Word clouds are simple to do, but effective. In the most basic sense, they involve taking text or a URL address, running it through a word cloud site, and magically beholding beautiful word art that makes the most frequently used words pop. They can typically be linked to, embedded in a blog or site, and displayed in a gallery. The apple on the upper right hand corner of this site is an example of a word cloud made on Tagxedo. Wave your cursor over the words to watch them enlarge. Go ahead. It’s fun.
So, how can word clouds fit into the classroom? Student use. Teacher use. Brainstorming. Previewing vocabulary. Analyzing your own writing, blog or website. A comparison of the “K” and the “L” in a KWL (Know, Want to Know, Learned). The list goes on and on. Check out some ideas and contribute your own to the LinoIt online sticky embedded below. (It is easiest to view and add to it HERE. Create a new sticky note. Use the hand to drag your sticky to a new place.)

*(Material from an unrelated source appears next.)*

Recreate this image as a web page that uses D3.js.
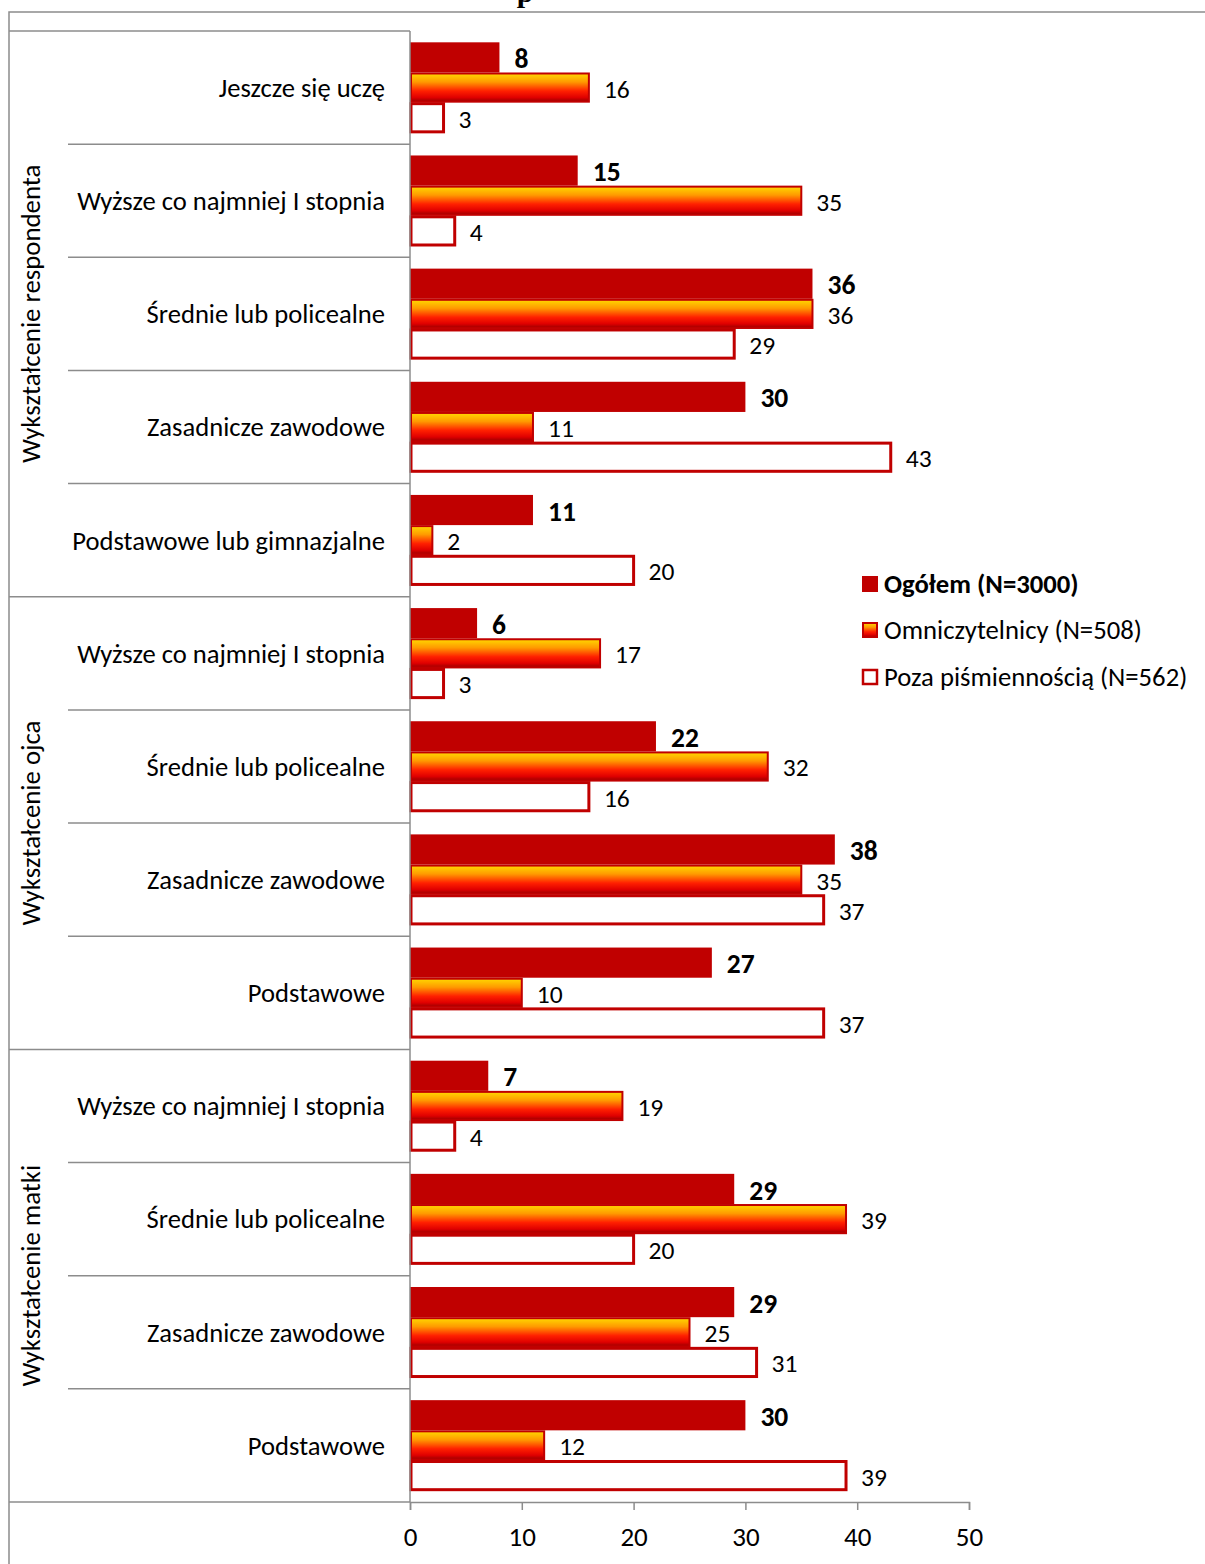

Here are a few sites that generate word clouds: Tagxedo, Wordle, Tagul, and Wordlings. I listed Tagxedo and Wordle first because they are the two I use the most frequently. I particularly like Tagxedo because of all of the shape options it offers.
This Teacher Challenge blog post gives an overview of Wordle and some good example of how to use it. Here is a Google docs that gives 50 interesting ways to use Wordle in the classroom. This slideshare gives 101 suggestions for using Tagxedo. Here is a slideshare that shows how to use Tagul and describes some of its uses.
On the left is a Tagul word cloud I made using this blog. On the right is a Wordlings word cloud I made with this blog.
Go creative-crazy. Happy creating!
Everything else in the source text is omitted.